• **Stated exercise**
Reproduce each line of the listing exactly.

• **Provided material**
____
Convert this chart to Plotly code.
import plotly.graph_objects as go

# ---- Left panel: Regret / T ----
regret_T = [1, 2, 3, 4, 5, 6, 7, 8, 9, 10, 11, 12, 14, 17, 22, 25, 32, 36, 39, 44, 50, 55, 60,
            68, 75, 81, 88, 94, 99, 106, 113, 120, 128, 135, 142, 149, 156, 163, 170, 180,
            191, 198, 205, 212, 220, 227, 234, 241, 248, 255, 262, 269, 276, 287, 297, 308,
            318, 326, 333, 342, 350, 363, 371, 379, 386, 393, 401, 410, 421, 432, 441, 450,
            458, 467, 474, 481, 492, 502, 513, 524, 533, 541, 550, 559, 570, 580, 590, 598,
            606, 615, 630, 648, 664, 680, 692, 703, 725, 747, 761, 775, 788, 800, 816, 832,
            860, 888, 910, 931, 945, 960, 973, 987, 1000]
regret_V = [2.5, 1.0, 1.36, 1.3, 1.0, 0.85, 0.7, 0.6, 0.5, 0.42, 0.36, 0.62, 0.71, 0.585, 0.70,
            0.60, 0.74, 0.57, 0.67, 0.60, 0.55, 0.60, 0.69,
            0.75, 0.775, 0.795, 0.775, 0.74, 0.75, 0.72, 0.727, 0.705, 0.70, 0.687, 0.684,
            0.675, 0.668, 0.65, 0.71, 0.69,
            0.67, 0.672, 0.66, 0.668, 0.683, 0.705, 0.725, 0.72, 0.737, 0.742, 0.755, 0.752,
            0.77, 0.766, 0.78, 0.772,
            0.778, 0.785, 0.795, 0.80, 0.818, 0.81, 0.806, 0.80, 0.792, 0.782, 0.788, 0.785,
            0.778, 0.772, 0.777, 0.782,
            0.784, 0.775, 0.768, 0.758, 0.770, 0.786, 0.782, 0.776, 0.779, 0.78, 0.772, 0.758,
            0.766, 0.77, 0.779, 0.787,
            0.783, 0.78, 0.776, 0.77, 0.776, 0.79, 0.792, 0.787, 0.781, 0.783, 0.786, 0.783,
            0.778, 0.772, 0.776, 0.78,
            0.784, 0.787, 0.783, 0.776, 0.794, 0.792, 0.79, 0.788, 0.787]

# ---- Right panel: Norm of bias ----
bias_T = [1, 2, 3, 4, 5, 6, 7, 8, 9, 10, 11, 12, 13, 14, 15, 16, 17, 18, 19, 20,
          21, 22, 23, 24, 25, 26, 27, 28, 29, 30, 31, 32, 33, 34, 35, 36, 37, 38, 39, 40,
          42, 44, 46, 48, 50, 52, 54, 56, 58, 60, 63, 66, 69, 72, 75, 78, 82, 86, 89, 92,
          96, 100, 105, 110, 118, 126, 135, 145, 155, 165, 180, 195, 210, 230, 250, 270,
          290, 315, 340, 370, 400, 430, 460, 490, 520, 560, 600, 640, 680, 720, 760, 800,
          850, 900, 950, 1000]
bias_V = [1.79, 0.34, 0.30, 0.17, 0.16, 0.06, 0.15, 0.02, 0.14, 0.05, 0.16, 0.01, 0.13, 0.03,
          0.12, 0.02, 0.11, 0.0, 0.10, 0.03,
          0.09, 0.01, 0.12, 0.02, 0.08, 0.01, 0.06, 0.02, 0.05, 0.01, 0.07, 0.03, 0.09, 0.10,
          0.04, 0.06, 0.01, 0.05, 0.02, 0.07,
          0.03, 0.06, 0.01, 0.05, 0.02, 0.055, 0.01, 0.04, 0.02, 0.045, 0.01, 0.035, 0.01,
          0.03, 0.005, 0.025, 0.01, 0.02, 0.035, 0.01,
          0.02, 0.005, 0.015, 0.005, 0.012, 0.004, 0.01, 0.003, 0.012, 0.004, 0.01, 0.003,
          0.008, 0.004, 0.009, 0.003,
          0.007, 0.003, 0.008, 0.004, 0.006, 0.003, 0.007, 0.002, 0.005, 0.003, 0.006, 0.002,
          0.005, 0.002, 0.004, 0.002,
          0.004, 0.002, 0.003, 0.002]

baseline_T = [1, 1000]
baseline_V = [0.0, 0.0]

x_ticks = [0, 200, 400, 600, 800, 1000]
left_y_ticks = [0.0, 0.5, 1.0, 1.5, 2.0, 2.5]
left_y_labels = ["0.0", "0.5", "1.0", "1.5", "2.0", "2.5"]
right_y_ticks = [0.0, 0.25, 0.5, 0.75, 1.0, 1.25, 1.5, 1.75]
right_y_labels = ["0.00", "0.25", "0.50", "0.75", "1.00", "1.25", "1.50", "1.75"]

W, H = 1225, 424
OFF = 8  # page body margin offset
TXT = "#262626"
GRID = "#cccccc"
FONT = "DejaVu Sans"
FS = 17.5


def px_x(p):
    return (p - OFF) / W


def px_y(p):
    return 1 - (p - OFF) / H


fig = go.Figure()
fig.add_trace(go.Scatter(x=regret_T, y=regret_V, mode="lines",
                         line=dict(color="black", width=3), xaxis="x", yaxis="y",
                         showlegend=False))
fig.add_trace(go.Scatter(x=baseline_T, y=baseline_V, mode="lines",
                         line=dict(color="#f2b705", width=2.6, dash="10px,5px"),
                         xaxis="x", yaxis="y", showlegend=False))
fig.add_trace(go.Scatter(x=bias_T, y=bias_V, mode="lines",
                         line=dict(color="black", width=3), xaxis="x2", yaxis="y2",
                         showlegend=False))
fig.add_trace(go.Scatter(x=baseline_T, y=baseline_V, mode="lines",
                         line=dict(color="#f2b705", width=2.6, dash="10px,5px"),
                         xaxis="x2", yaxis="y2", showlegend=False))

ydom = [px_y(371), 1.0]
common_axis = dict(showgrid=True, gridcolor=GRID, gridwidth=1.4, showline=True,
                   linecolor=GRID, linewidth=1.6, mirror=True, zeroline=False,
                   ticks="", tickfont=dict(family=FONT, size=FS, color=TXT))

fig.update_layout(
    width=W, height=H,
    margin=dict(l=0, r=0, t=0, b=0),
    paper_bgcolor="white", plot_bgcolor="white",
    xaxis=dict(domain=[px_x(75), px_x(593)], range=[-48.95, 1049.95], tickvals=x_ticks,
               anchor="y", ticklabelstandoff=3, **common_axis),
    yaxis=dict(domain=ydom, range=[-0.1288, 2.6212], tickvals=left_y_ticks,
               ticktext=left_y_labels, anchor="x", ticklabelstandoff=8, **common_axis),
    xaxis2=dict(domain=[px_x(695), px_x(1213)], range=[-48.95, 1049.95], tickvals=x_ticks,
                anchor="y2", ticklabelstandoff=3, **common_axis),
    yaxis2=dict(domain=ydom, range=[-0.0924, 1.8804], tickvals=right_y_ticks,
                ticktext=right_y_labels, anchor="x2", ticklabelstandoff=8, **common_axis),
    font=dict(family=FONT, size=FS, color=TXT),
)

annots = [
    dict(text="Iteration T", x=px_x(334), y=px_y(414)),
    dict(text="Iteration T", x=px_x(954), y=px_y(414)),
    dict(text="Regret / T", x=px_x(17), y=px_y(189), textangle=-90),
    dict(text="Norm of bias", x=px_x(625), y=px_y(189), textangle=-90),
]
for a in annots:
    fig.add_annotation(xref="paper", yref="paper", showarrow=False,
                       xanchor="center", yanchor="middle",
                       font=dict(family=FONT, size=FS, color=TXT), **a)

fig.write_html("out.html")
____
• **Finished task**
Convert this chart to Plotly code.
import plotly.graph_objects as go

# ---- Left panel: Regret / T ----
regret_T = [1, 2, 3, 4, 5, 6, 7, 8, 9, 10, 11, 12, 14, 17, 22, 25, 32, 36, 39, 44, 50, 55, 60,
            68, 75, 81, 88, 94, 99, 106, 113, 120, 128, 135, 142, 149, 156, 163, 170, 180,
            191, 198, 205, 212, 220, 227, 234, 241, 248, 255, 262, 269, 276, 287, 297, 308,
            318, 326, 333, 342, 350, 363, 371, 379, 386, 393, 401, 410, 421, 432, 441, 450,
            458, 467, 474, 481, 492, 502, 513, 524, 533, 541, 550, 559, 570, 580, 590, 598,
            606, 615, 630, 648, 664, 680, 692, 703, 725, 747, 761, 775, 788, 800, 816, 832,
            860, 888, 910, 931, 945, 960, 973, 987, 1000]
regret_V = [2.5, 1.0, 1.36, 1.3, 1.0, 0.85, 0.7, 0.6, 0.5, 0.42, 0.36, 0.62, 0.71, 0.585, 0.70,
            0.60, 0.74, 0.57, 0.67, 0.60, 0.55, 0.60, 0.69,
            0.75, 0.775, 0.795, 0.775, 0.74, 0.75, 0.72, 0.727, 0.705, 0.70, 0.687, 0.684,
            0.675, 0.668, 0.65, 0.71, 0.69,
            0.67, 0.672, 0.66, 0.668, 0.683, 0.705, 0.725, 0.72, 0.737, 0.742, 0.755, 0.752,
            0.77, 0.766, 0.78, 0.772,
            0.778, 0.785, 0.795, 0.80, 0.818, 0.81, 0.806, 0.80, 0.792, 0.782, 0.788, 0.785,
            0.778, 0.772, 0.777, 0.782,
            0.784, 0.775, 0.768, 0.758, 0.770, 0.786, 0.782, 0.776, 0.779, 0.78, 0.772, 0.758,
            0.766, 0.77, 0.779, 0.787,
            0.783, 0.78, 0.776, 0.77, 0.776, 0.79, 0.792, 0.787, 0.781, 0.783, 0.786, 0.783,
            0.778, 0.772, 0.776, 0.78,
            0.784, 0.787, 0.783, 0.776, 0.794, 0.792, 0.79, 0.788, 0.787]

# ---- Right panel: Norm of bias ----
bias_T = [1, 2, 3, 4, 5, 6, 7, 8, 9, 10, 11, 12, 13, 14, 15, 16, 17, 18, 19, 20,
          21, 22, 23, 24, 25, 26, 27, 28, 29, 30, 31, 32, 33, 34, 35, 36, 37, 38, 39, 40,
          42, 44, 46, 48, 50, 52, 54, 56, 58, 60, 63, 66, 69, 72, 75, 78, 82, 86, 89, 92,
          96, 100, 105, 110, 118, 126, 135, 145, 155, 165, 180, 195, 210, 230, 250, 270,
          290, 315, 340, 370, 400, 430, 460, 490, 520, 560, 600, 640, 680, 720, 760, 800,
          850, 900, 950, 1000]
bias_V = [1.79, 0.34, 0.30, 0.17, 0.16, 0.06, 0.15, 0.02, 0.14, 0.05, 0.16, 0.01, 0.13, 0.03,
          0.12, 0.02, 0.11, 0.0, 0.10, 0.03,
          0.09, 0.01, 0.12, 0.02, 0.08, 0.01, 0.06, 0.02, 0.05, 0.01, 0.07, 0.03, 0.09, 0.10,
          0.04, 0.06, 0.01, 0.05, 0.02, 0.07,
          0.03, 0.06, 0.01, 0.05, 0.02, 0.055, 0.01, 0.04, 0.02, 0.045, 0.01, 0.035, 0.01,
          0.03, 0.005, 0.025, 0.01, 0.02, 0.035, 0.01,
          0.02, 0.005, 0.015, 0.005, 0.012, 0.004, 0.01, 0.003, 0.012, 0.004, 0.01, 0.003,
          0.008, 0.004, 0.009, 0.003,
          0.007, 0.003, 0.008, 0.004, 0.006, 0.003, 0.007, 0.002, 0.005, 0.003, 0.006, 0.002,
          0.005, 0.002, 0.004, 0.002,
          0.004, 0.002, 0.003, 0.002]

baseline_T = [1, 1000]
baseline_V = [0.0, 0.0]

x_ticks = [0, 200, 400, 600, 800, 1000]
left_y_ticks = [0.0, 0.5, 1.0, 1.5, 2.0, 2.5]
left_y_labels = ["0.0", "0.5", "1.0", "1.5", "2.0", "2.5"]
right_y_ticks = [0.0, 0.25, 0.5, 0.75, 1.0, 1.25, 1.5, 1.75]
right_y_labels = ["0.00", "0.25", "0.50", "0.75", "1.00", "1.25", "1.50", "1.75"]

W, H = 1225, 424
OFF = 8  # page body margin offset
TXT = "#262626"
GRID = "#cccccc"
FONT = "DejaVu Sans"
FS = 17.5


def px_x(p):
    return (p - OFF) / W


def px_y(p):
    return 1 - (p - OFF) / H


fig = go.Figure()
fig.add_trace(go.Scatter(x=regret_T, y=regret_V, mode="lines",
                         line=dict(color="black", width=3), xaxis="x", yaxis="y",
                         showlegend=False))
fig.add_trace(go.Scatter(x=baseline_T, y=baseline_V, mode="lines",
                         line=dict(color="#f2b705", width=2.6, dash="10px,5px"),
                         xaxis="x", yaxis="y", showlegend=False))
fig.add_trace(go.Scatter(x=bias_T, y=bias_V, mode="lines",
                         line=dict(color="black", width=3), xaxis="x2", yaxis="y2",
                         showlegend=False))
fig.add_trace(go.Scatter(x=baseline_T, y=baseline_V, mode="lines",
                         line=dict(color="#f2b705", width=2.6, dash="10px,5px"),
                         xaxis="x2", yaxis="y2", showlegend=False))

ydom = [px_y(371), 1.0]
common_axis = dict(showgrid=True, gridcolor=GRID, gridwidth=1.4, showline=True,
                   linecolor=GRID, linewidth=1.6, mirror=True, zeroline=False,
                   ticks="", tickfont=dict(family=FONT, size=FS, color=TXT))

fig.update_layout(
    width=W, height=H,
    margin=dict(l=0, r=0, t=0, b=0),
    paper_bgcolor="white", plot_bgcolor="white",
    xaxis=dict(domain=[px_x(75), px_x(593)], range=[-48.95, 1049.95], tickvals=x_ticks,
               anchor="y", ticklabelstandoff=3, **common_axis),
    yaxis=dict(domain=ydom, range=[-0.1288, 2.6212], tickvals=left_y_ticks,
               ticktext=left_y_labels, anchor="x", ticklabelstandoff=8, **common_axis),
    xaxis2=dict(domain=[px_x(695), px_x(1213)], range=[-48.95, 1049.95], tickvals=x_ticks,
                anchor="y2", ticklabelstandoff=3, **common_axis),
    yaxis2=dict(domain=ydom, range=[-0.0924, 1.8804], tickvals=right_y_ticks,
                ticktext=right_y_labels, anchor="x2", ticklabelstandoff=8, **common_axis),
    font=dict(family=FONT, size=FS, color=TXT),
)

annots = [
    dict(text="Iteration T", x=px_x(334), y=px_y(414)),
    dict(text="Iteration T", x=px_x(954), y=px_y(414)),
    dict(text="Regret / T", x=px_x(17), y=px_y(189), textangle=-90),
    dict(text="Norm of bias", x=px_x(625), y=px_y(189), textangle=-90),
]
for a in annots:
    fig.add_annotation(xref="paper", yref="paper", showarrow=False,
                       xanchor="center", yanchor="middle",
                       font=dict(family=FONT, size=FS, color=TXT), **a)

fig.write_html("out.html")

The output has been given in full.